Dublin Zoo welcomes a baby rhino

Richard Collins says first newborn in 14 years had a textbook delivery

After an absence of 14 years, a baby rhinoceros has been born in Dublin Zoo. The herd there has five adults, two males and three females. Last year, a pair were seen mating. However, it's not easy to tell if a rhino is pregnant; you can’t just hand the animal a bottle and ask for a urine sample. Its dung has to be tested for traces of hormones produced during pregnancy.

But Helen Clarke and her team had a further problem; how to tell which animal produced a particular piece of dung. Like all vegetarians, a rhino generates lots of waste but this soon becomes mixed with that of its companions. You could follow an animal around with a shovel to get a ‘clean’ sample but that’s hardly a practical proposition — dung tests have to be carried out at least once a week for up to three months. A who’s who of rhino droppings was needed if the team were to identify the zoo’s expectant mother.

The answer to the problem was an elegant one. Flecks of coloured glitter, the shiny tinsel used in Christmas decorations, is sometimes mixed into food left out for animals such as badgers. The glitter, found later in the droppings, enables a map of the creature’s home range to be drawn. This idea, apparently, came from the burial customs of an African tribe. When a person died, the body would be exposed for animals to consume. The cadaver would be decorated with necklaces and bracelets of coloured beads and, in due course, these turned up wherever scavengers, which had fed on the body, wandered. Could colouring the food help with the rhinos?

When the zoo’s females were offered food containing glitter of different colours, one of them, Ashanti, was found to be pregnant. It was good news; Ashanti has an excellent pedigree with genes from the wild population. A rhino pregnancy may last for up to 18 months, but, at 9.30pm on the May 28, Ashanti went into labour. Rhinos don’t accept help when giving birth, so all the team could do was watch the proceedings on closed-circuit television, a nail-biting experience. The young mother dropped her baby and began licking it. The youngster, a female, was on its feet within 20 minutes. It fed, for the first time, shortly after five o’clock in the morning. It was a textbook delivery.

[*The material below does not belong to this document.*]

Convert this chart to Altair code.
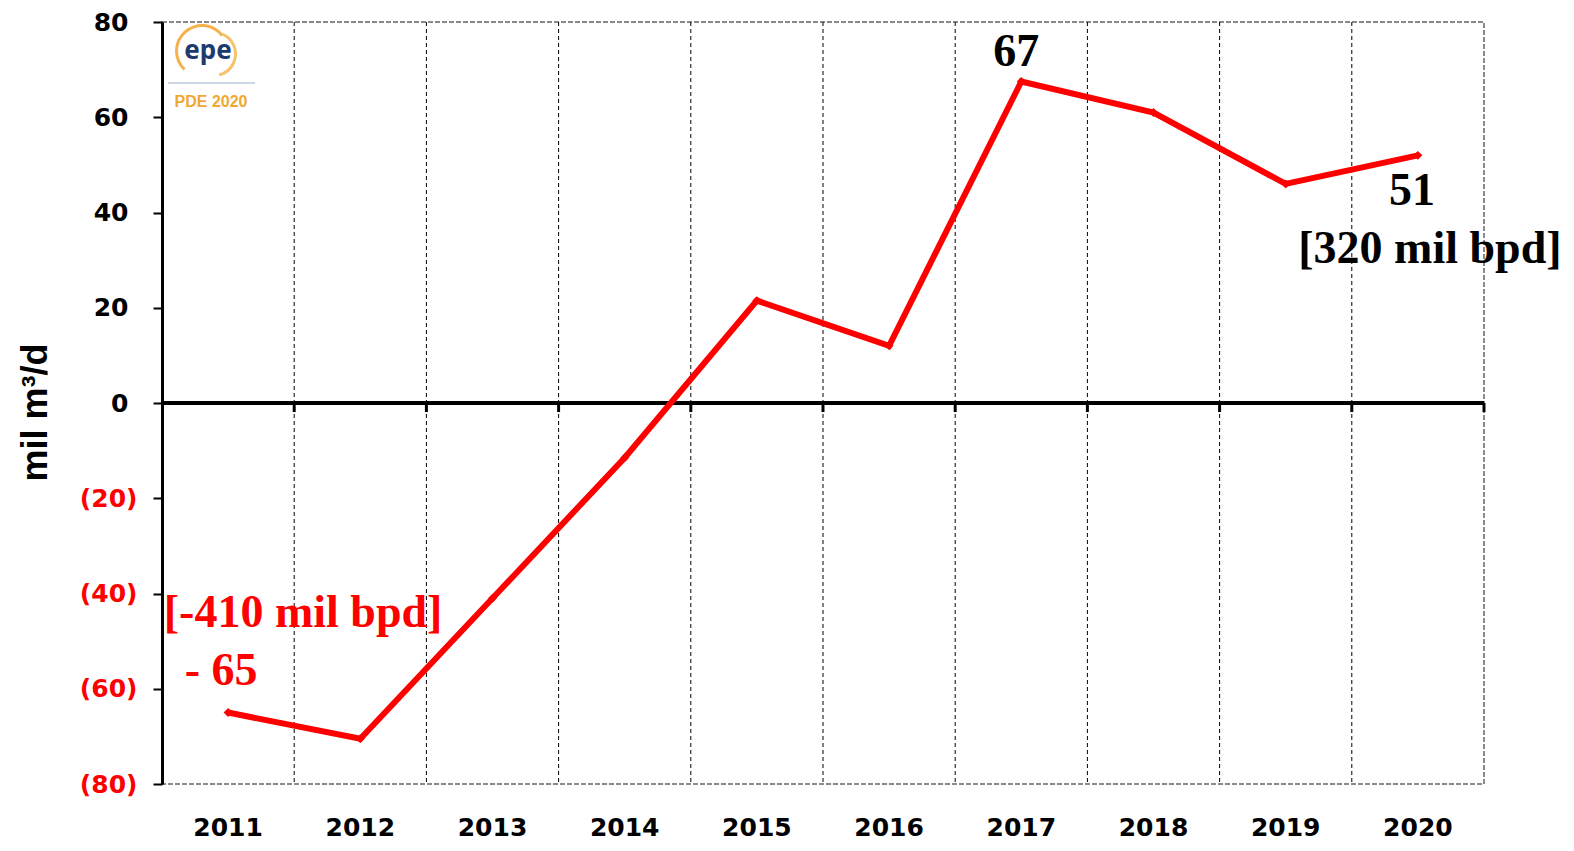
import altair as alt
import pandas as pd

years = ["2011", "2012", "2013", "2014", "2015", "2016", "2017", "2018", "2019", "2020"]
values = [-65, -70.5, -41, -11.5, 21.5, 12, 67.5, 61, 46, 52]
y_ticks = [-80, -60, -40, -20, 0, 20, 40, 60, 80]

df = pd.DataFrame({"year": years, "value": values})

X = alt.X("year:O", scale=alt.Scale(paddingInner=0, paddingOuter=0),
          axis=alt.Axis(title=None, domain=False, ticks=False, grid=False, labelAngle=0,
                        bandPosition=0.5, labelAlign="center",
                        labelFont="DejaVu Sans", labelFontWeight="bold", labelFontSize=25,
                        labelPadding=43, labelColor="black"))
Y = alt.Y("value:Q", scale=alt.Scale(domain=[-80, 80], nice=False, zero=False),
          axis=alt.Axis(values=y_ticks, title="mil m³/d",
                        labelExpr="datum.value < 0 ? '(' + abs(datum.value) + ')' : '' + datum.value",
                        labelColor={"condition": {"test": "datum.value < 0", "value": "#ff0000"}, "value": "black"},
                        labelPadding={"condition": {"test": "datum.value < 0", "value": 16}, "value": 25},
                        labelFont="DejaVu Sans", labelFontWeight="bold", labelFontSize=25,
                        domainColor="black", domainWidth=3, tickColor="black", tickWidth=2, tickSize=9,
                        gridColor="black", gridDash=[4, 3], gridWidth=1,
                        gridOpacity={"condition": {"test": "abs(datum.value) == 80", "value": 0}, "value": 1},
                        titleFont="Liberation Sans", titleFontSize=36, titleFontWeight="bold",
                        titleColor="black", titleX=-127, titleY=390, titleAlign="center",
                        titleBaseline="middle", titleAngle=-90))

base = alt.Chart(df)

vgrid = base.mark_rule(color="black", strokeWidth=1, strokeDash=[4, 3]).encode(
    x=alt.X("year:O", bandPosition=0)).transform_filter("datum.year != '2011'")
zero = base.mark_rule(color="black", strokeWidth=3).encode(y=alt.datum(0))
zticks = base.mark_rule(color="black", strokeWidth=3).encode(
    x=alt.X("year:O", bandPosition=1), y=alt.datum(0), y2=alt.datum(-1.9))
line = base.mark_line(color="#ff0000", strokeWidth=6).encode(x=X, y=Y)
pts = base.mark_point(shape="diamond", filled=True, size=80, color="#ff0000", opacity=1).encode(x="year:O", y="value:Q")


def ann(text, year, color, dx, dy):
    return alt.Chart(df).transform_filter(f"datum.year == '{year}'").mark_text(
        text=text, color=color, font="Liberation Serif", fontWeight="bold", fontSize=46,
        dx=dx, dy=dy, align="center", baseline="middle").encode(x="year:O", y="value:Q")


anns = [
    ann("[-410 mil bpd]", "2011", "#ff0000", 75, -100),
    ann("- 65", "2011", "#ff0000", -7, -42),
    ann("67", "2017", "black", -5, -30),
    ann("51", "2020", "black", -6, 36),
    ann("[320 mil bpd]", "2020", "black", 12, 94),
]

one = pd.DataFrame({"t": ["epe"]})
arc1 = alt.Chart(one).mark_arc(radius=27, radius2=24, theta=3.9, theta2=7.2, color="#f6b24a").encode(
    x=alt.value(40), y=alt.value(29))
arc2 = alt.Chart(one).mark_arc(radius=23, radius2=20, theta=0.4, theta2=2.9, color="#f6c26a").encode(
    x=alt.value(52), y=alt.value(32))
epe = alt.Chart(one).mark_text(text="epe", color="#1c3a6e", font="Noto Sans", fontWeight="bold",
                               fontSize=26, align="center", baseline="middle").encode(
    x=alt.value(46), y=alt.value(29))
wave = alt.Chart(one).mark_rule(color="#9ab0c8", strokeWidth=1).encode(
    x=alt.value(6), x2=alt.value(93), y=alt.value(61))
pde = alt.Chart(one).mark_text(text="PDE 2020", color="#f0a833", font="Liberation Sans", fontWeight="bold",
                               fontSize=16, align="center", baseline="middle").encode(
    x=alt.value(49), y=alt.value(80))

chart = alt.layer(vgrid, zero, zticks, line, pts, *anns, arc1, arc2, epe, wave, pde).properties(
    width=1322, height=762, autosize=alt.AutoSizeParams(type="none"),
    padding={"left": 154, "top": 14, "right": 82, "bottom": 59}
).configure_view(stroke="#8a8a8a", strokeWidth=2, strokeDash=[5, 2])

chart.save("out.html", embed_options={"renderer": "svg", "actions": False})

Dublin Zoo’s animals are white rhinos. The tanks of the animal kingdom, these armour-plated giants are the largest of the world’s five rhino species. Apart from elephants, they are the largest land animals on Earth. The name is misleading. It’s a mistranslation of the Afrikaans word for wide; this grass feeder has a wide mouth. In the 19th century, the white rhino was hunted to the brink of extinction. Then, in 1895, a small population was discovered in Natal. Protection and careful management there nursed the species back from the verge. Between wild and zoo animals, there are now about 15,000 white rhinos world-wide. It’s the most numerous rhino species.

But there is another connection with rhinos; Dublin’s new Asian elephant facility is named after a famous Indian park, with which the Zoo has a special relationship. Kaziranga National Park in Assam is one of the last refuges of the critically endangered one-horned rhino. In 1904, there were only 200 Indian rhinos there but, thanks to protection and conservation measures, they now number 1,500. The world population is 2,700.

The Sumatran and Javan rhinos are rarer still. Persecuted for their body parts by the Chinese medicine trade, all of the Asian species have been driven to the brink of extinction.

The successful breeding of white rhinos in zoos has raised hopes that similar programmes could help the other rhino species.

Africa’s black rhino is a bush and shrub browser, with narrower lips and mouth than those of its white cousin. The black has bred in zoos but, according to Helen Clarke, infant survival has been very poor.

The reasons for this failure are not known. The Sumatran and Javan rhinos have bred in zoos but the future for all three Asian species remains uncertain.

However, research is continuing and, hopefully, ways will be found to nurture these extraordinary animals back from the abyss.